2. Its not the first earthquake in the region. Meaning if there were older buildings weak enough to be destroyed they would be gone by now.

3. Today, we use reinforced concrete for buildings. Its strong, but also hard and rigid. In the past they used weaker and more flexible materials. They had to build thicker walls from it,but because its flexibility its less prune to damage caused by earthquakes.

Anonymous 0 Comments

Answer: earthquakes of different magnitude shake the earth at different frequencies. Buildings (and our structures) can have frequencies at which they inherently have surprising stability or massive instability. These “resonance frequencies” can be dependent on the shape, weight distribution, materials, and much more.

It’s likely that some surviving buildings in Turkey happened to have a unique stability at he frequency of the recent earthquake – or the converse – the downed buildings had a unique vulnerability to the frequency experienced. It’s quite likely that an earthquake in the same location but with different soil mechanics or magnitude could have collapsed a different set of buildings (leaving some that collapsed in the first scenario, and toppling some that stand today).

The challenge of engineers who “earthquake-proof” buildings is to have a building that has none of those highly unstable resonance frequencies, typically by putting “shock absorbers” at the base, which makes the building’s naturally unstable frequency lower than what earthquakes produce.

Anonymous 0 Comments

Older buildings tends to be overengineered.

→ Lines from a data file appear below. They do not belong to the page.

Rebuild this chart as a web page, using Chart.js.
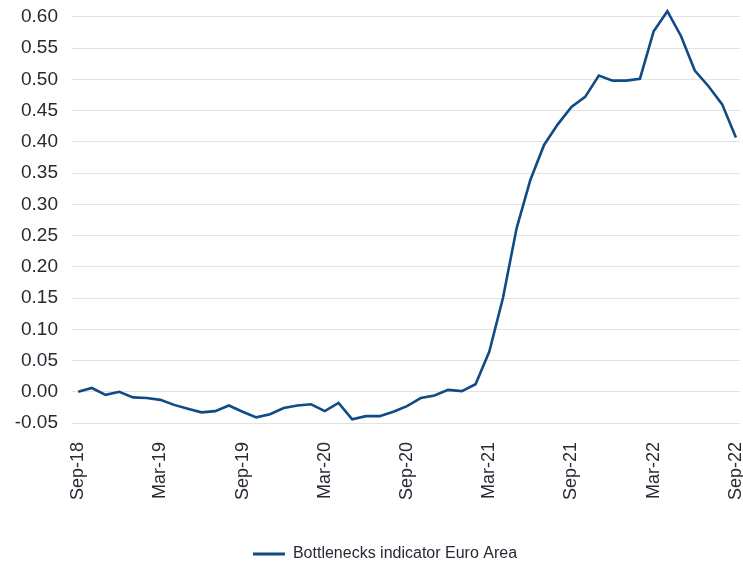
<!DOCTYPE html>
<html>
<head>
<meta charset="utf-8">
<script src="https://cdn.jsdelivr.net/npm/chart.js@4"></script>
<style>
  html, body { margin:0; padding:0; background:#fff; }
  #wrap { width:743px; height:563px; }
</style>
</head>
<body>
<div id="wrap"><canvas id="chart" width="743" height="563"></canvas></div>
<script>
// Bottlenecks indicator, Euro Area — monthly, Sep-18 .. Sep-22

const months = [
  'Sep-18','Oct-18','Nov-18','Dec-18','Jan-19','Feb-19','Mar-19','Apr-19','May-19','Jun-19','Jul-19','Aug-19',
  'Sep-19','Oct-19','Nov-19','Dec-19','Jan-20','Feb-20','Mar-20','Apr-20','May-20','Jun-20','Jul-20','Aug-20',
  'Sep-20','Oct-20','Nov-20','Dec-20','Jan-21','Feb-21','Mar-21','Apr-21','May-21','Jun-21','Jul-21','Aug-21',
  'Sep-21','Oct-21','Nov-21','Dec-21','Jan-22','Feb-22','Mar-22','Apr-22','May-22','Jun-22','Jul-22','Aug-22',
  'Sep-22'
];

const bottlenecks = [
   0.000,  0.006, -0.005,  0.000, -0.009, -0.010, -0.013, -0.021, -0.027, -0.033, -0.031, -0.022,
  -0.032, -0.041, -0.036, -0.026, -0.022, -0.020, -0.031, -0.018, -0.044, -0.039, -0.039, -0.032,
  -0.023, -0.010, -0.006,  0.003,  0.001,  0.012,  0.064,  0.150,  0.262,  0.339,  0.395,  0.428,
   0.456,  0.472,  0.506,  0.498,  0.498,  0.501,  0.577,  0.609,  0.569,  0.514,  0.489,  0.460,
   0.407
];

const yTicks = [-0.05, 0.00, 0.05, 0.10, 0.15, 0.20, 0.25, 0.30, 0.35, 0.40, 0.45, 0.50, 0.55, 0.60];
const xTickEvery = 6;

const LINE = '#0f4b84';
const TEXT = '#262a33';
const GRID = '#e3e3e3';

// nudge the legend a little right and down, like the original layout
const legendNudge = {
  id: 'legendNudge',
  afterLayout(chart) {
    const lg = chart.legend;
    if (!lg) return;
    lg.left += 15; lg.right += 15;
    lg.top += 9;   lg.bottom += 9;
  }
};

new Chart(document.getElementById('chart'), {
  type: 'line',
  data: {
    datasets: [{
      label: 'Bottlenecks indicator Euro Area',
      data: bottlenecks.map((v, i) => ({ x: i, y: v })),
      borderColor: LINE,
      backgroundColor: LINE,
      borderWidth: 2.6,
      pointRadius: 0,
      tension: 0
    }]
  },
  plugins: [legendNudge],
  options: {
    responsive: false,
    animation: false,
    layout: { padding: { top: 0, right: 3, left: 0, bottom: 0 } },
    plugins: {
      tooltip: { enabled: false },
      legend: {
        position: 'bottom',
        labels: {
          color: TEXT,
          font: { family: 'Liberation Sans, Arial', size: 16 },
          boxWidth: 32,
          boxHeight: 3,
          padding: 0,
          generateLabels(chart) {
            // thin flat line swatch, no stroke around it
            return Chart.defaults.plugins.legend.labels.generateLabels(chart)
              .map(l => Object.assign(l, { lineWidth: 0 }));
          }
        }
      }
    },
    scales: {
      x: {
        type: 'linear',
        min: -0.45,
        max: 48.3,
        afterBuildTicks(scale) {
          scale.ticks = months.map((m, i) => ({ value: i })).filter(t => t.value % xTickEvery === 0);
        },
        afterFit(scale) {
          scale.height = 114;
          scale.paddingLeft = 0;
          scale.paddingRight = 0;
        },
        grid: { display: false, drawTicks: false },
        border: { display: false },
        ticks: {
          autoSkip: false,
          minRotation: 90,
          maxRotation: 90,
          padding: 19,
          color: TEXT,
          font: { family: 'Liberation Sans, Arial', size: 18 },
          callback: v => months[v]
        }
      },
      y: {
        min: -0.05,
        max: 0.627,
        afterBuildTicks(scale) { scale.ticks = yTicks.map(v => ({ value: v })); },
        afterFit(scale) {
          scale.width = 72;
          scale.paddingTop = 0;
          scale.paddingBottom = 0;
        },
        grid: { color: GRID, lineWidth: 1, drawTicks: false },
        border: { display: false },
        ticks: {
          padding: 14,
          color: TEXT,
          font: { family: 'Liberation Sans, Arial', size: 19 },
          callback: v => v.toFixed(2)
        }
      }
    }
  }
});
</script>
</body>
</html>
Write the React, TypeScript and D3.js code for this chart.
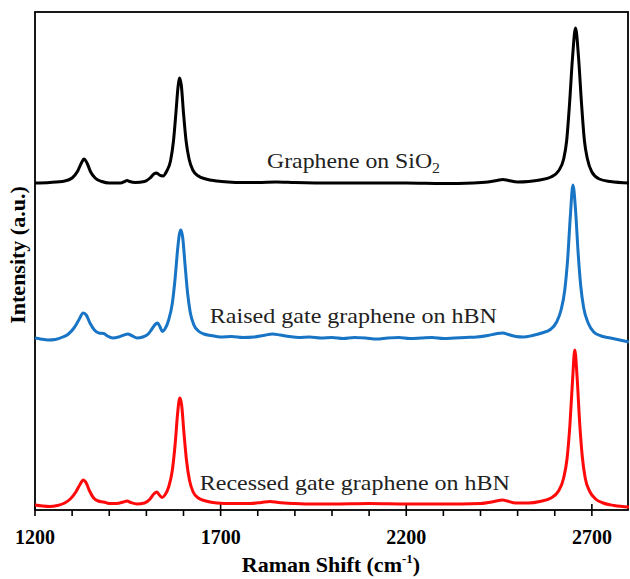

They did not have the advantage of accurate calculations and simulators when designing the buildings so they tended to build on the safe side and make the buildings stronge then they needed. It does not take a great engineer to build a bulding that can stand for a century, but it does to build a building that will bearly stand for a century. With modern calulations and simulators we can more easily make buildings that cost a fraction of the price and which will stand for a long time. But of course this means that there are less room for error. Some contractors might even have saved money during construction by not including reinforcement that is only needed to handle earthquakes. By the time the earthquake hit the warantee on the contract have expired, the company is bankrupt or the people in charge have taken their bonuses and dividends and left.

There is also a fair bit of survivorship bias. This is an earthquake prone area, the last major earthquake was in 1998 and killed 145 people. The mosques that are standing today have been thrugh several such earthquakes. However the modern houses are built on ruins of houses that did not survive these earthquakes. So for a lot of these houses this is the first earthquake they have experienced, or at least the biggest.

Anonymous 0 Comments

That 500yr old mosque has already survived previous earthquakes, so it makes sense that it survives this one too. Not all of the buildings that old survived – hence why there are so few older buildings still standing.

Modern buildings are often built cheaply. As long as it’s ‘good enough’ to survive as long as it’s likely to be needed, that’ll do.

Old buildings had fewer options and less finely calculated costs. They were built out of the best people could find, in the hopes it would last forever.